EXERCISE INSTRUCTIONS: Extract the lines from the start through the line that holds "years = ['2018', '2019', '2020', '2021', '2022', '2023", both included, omitting all images.

------------------------------------

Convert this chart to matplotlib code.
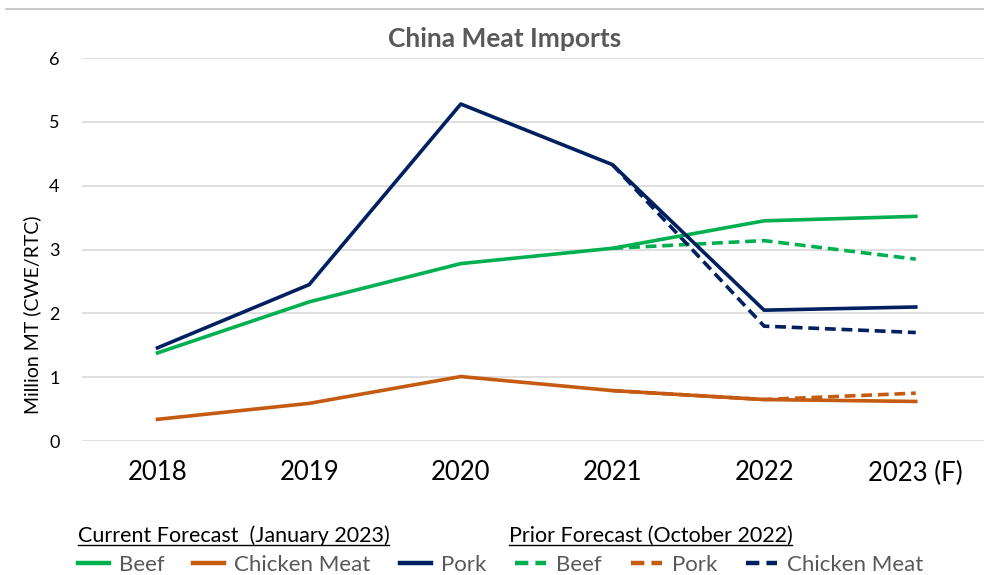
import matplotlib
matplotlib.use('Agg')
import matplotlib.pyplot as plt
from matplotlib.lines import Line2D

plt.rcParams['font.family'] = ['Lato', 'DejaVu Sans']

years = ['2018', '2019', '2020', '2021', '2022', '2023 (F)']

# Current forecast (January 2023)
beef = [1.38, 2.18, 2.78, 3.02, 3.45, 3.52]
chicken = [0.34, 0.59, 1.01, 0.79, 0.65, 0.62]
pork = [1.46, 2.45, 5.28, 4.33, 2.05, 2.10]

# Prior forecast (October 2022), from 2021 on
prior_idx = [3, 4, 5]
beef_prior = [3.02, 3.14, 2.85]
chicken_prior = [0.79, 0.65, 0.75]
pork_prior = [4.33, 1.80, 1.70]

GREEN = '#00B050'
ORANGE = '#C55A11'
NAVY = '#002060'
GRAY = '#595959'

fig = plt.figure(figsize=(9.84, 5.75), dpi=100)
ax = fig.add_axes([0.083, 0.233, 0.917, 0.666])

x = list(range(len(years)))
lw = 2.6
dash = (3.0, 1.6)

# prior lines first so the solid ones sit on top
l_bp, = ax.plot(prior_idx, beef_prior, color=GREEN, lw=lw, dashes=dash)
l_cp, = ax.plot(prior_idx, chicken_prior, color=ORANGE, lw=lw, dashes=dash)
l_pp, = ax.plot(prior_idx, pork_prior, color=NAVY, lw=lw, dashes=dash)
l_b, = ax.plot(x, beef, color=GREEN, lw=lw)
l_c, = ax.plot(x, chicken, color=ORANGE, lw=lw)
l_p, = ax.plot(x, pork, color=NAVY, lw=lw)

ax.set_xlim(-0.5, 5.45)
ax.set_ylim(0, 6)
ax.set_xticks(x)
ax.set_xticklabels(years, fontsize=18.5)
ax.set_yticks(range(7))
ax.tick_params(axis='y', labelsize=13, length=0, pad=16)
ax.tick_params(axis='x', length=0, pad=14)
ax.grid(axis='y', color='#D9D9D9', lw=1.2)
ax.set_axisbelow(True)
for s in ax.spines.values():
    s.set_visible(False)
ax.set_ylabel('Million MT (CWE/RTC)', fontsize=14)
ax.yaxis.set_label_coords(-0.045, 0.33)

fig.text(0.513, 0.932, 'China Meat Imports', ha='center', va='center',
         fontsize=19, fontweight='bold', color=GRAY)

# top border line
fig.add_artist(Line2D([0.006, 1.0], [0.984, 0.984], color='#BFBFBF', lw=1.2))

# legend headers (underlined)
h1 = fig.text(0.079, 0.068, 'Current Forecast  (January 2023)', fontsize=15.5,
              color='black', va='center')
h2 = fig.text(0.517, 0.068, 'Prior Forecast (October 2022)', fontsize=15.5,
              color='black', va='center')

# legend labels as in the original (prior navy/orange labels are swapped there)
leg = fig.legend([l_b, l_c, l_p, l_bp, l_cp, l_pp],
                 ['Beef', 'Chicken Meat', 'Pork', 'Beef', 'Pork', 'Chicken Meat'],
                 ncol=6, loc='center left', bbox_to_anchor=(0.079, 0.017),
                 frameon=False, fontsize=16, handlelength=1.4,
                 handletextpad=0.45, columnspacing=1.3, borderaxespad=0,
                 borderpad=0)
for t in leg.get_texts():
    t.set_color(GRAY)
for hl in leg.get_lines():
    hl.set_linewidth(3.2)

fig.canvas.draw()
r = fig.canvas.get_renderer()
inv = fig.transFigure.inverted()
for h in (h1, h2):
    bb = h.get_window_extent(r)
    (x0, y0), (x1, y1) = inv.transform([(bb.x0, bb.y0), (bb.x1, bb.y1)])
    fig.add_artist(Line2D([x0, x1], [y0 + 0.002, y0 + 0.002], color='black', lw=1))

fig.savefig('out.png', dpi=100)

------------------------------------

RESPONSE FOR THIS EXERCISE:
Convert this chart to matplotlib code.
import matplotlib
matplotlib.use('Agg')
import matplotlib.pyplot as plt
from matplotlib.lines import Line2D

plt.rcParams['font.family'] = ['Lato', 'DejaVu Sans']

years = ['2018', '2019', '2020', '2021', '2022', '2023 (F)']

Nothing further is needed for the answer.